Do any lines in the data below contain "with"? If so, copy every one of them.

** begin Source records **

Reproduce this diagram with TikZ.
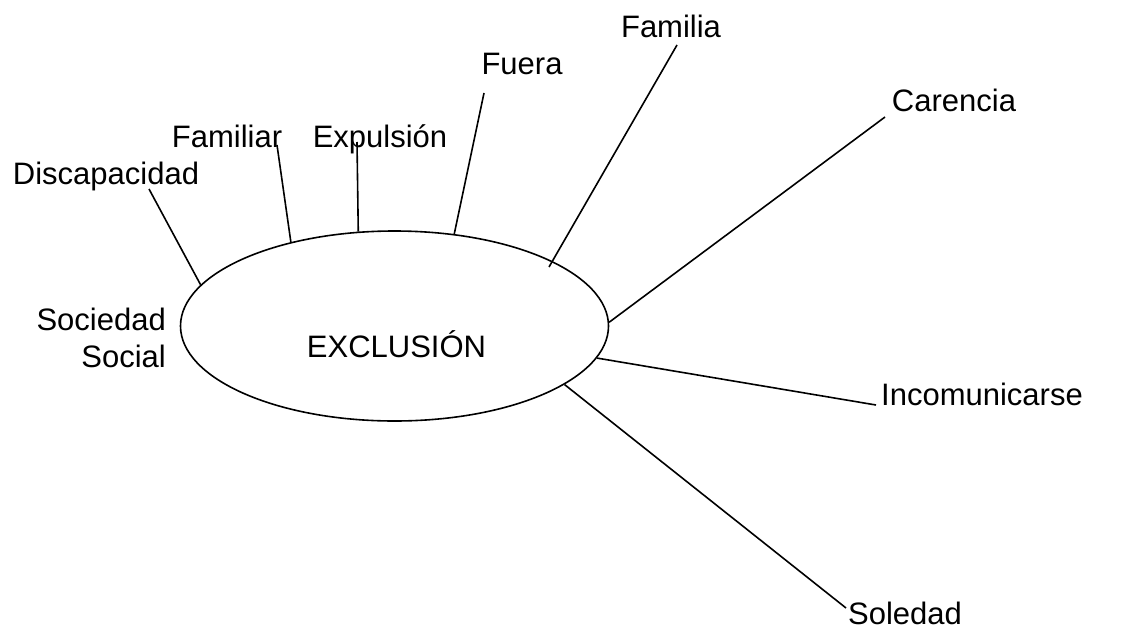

** end Source records **
** begin Source records **

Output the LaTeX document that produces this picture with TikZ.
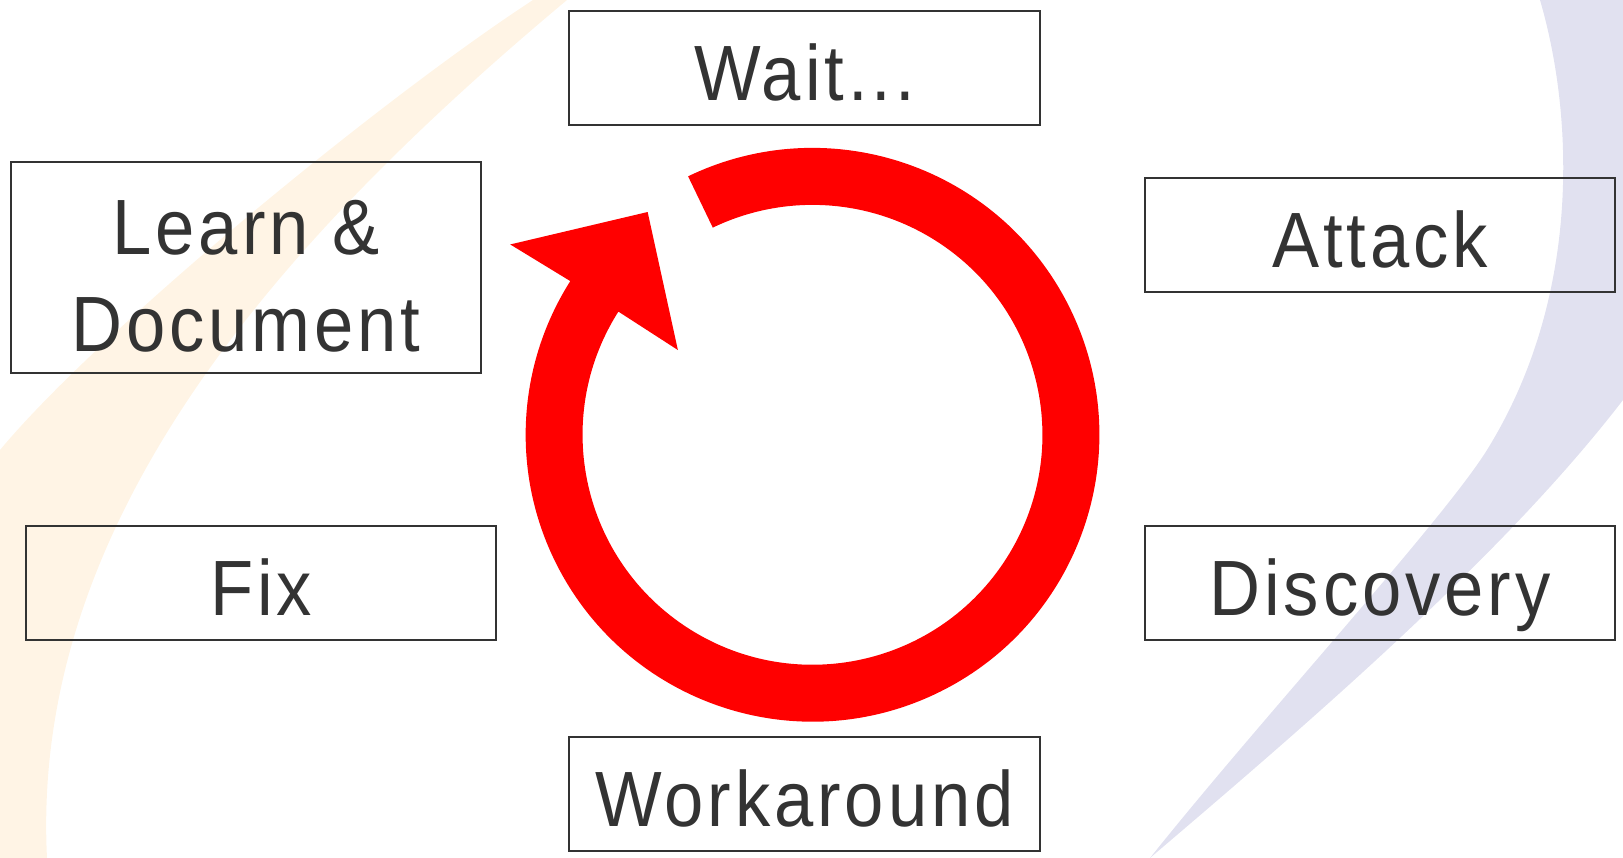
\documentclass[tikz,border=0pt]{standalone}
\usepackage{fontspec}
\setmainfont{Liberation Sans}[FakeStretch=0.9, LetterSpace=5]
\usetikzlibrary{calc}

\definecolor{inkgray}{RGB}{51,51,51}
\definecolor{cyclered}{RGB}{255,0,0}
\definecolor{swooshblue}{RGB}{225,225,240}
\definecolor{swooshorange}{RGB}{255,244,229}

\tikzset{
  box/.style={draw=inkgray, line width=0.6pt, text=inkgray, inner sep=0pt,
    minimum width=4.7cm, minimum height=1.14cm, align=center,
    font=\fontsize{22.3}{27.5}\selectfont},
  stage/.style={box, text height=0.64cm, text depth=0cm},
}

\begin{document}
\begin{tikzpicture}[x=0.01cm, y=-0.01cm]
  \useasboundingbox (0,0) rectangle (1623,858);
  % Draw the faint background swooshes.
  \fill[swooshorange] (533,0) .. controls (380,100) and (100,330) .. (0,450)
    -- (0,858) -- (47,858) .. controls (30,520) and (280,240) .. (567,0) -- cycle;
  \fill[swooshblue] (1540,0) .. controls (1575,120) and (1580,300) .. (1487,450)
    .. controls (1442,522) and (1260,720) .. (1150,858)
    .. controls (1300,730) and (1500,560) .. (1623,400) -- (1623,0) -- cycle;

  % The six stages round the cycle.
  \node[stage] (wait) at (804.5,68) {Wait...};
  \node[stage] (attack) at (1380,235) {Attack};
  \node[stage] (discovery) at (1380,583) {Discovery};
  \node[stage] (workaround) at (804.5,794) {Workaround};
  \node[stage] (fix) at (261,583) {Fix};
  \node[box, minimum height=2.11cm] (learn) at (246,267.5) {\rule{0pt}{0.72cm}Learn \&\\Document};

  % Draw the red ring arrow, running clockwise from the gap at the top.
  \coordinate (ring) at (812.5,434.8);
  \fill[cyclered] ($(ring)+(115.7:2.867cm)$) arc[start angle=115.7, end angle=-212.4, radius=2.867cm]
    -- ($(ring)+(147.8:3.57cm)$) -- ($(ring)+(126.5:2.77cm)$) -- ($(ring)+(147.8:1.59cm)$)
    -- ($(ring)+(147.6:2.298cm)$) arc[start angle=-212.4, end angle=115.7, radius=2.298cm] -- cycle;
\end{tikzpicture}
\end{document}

** end Source records **

◆ **Exercise solution**
Reproduce this diagram with TikZ.
Output the LaTeX document that produces this picture with TikZ.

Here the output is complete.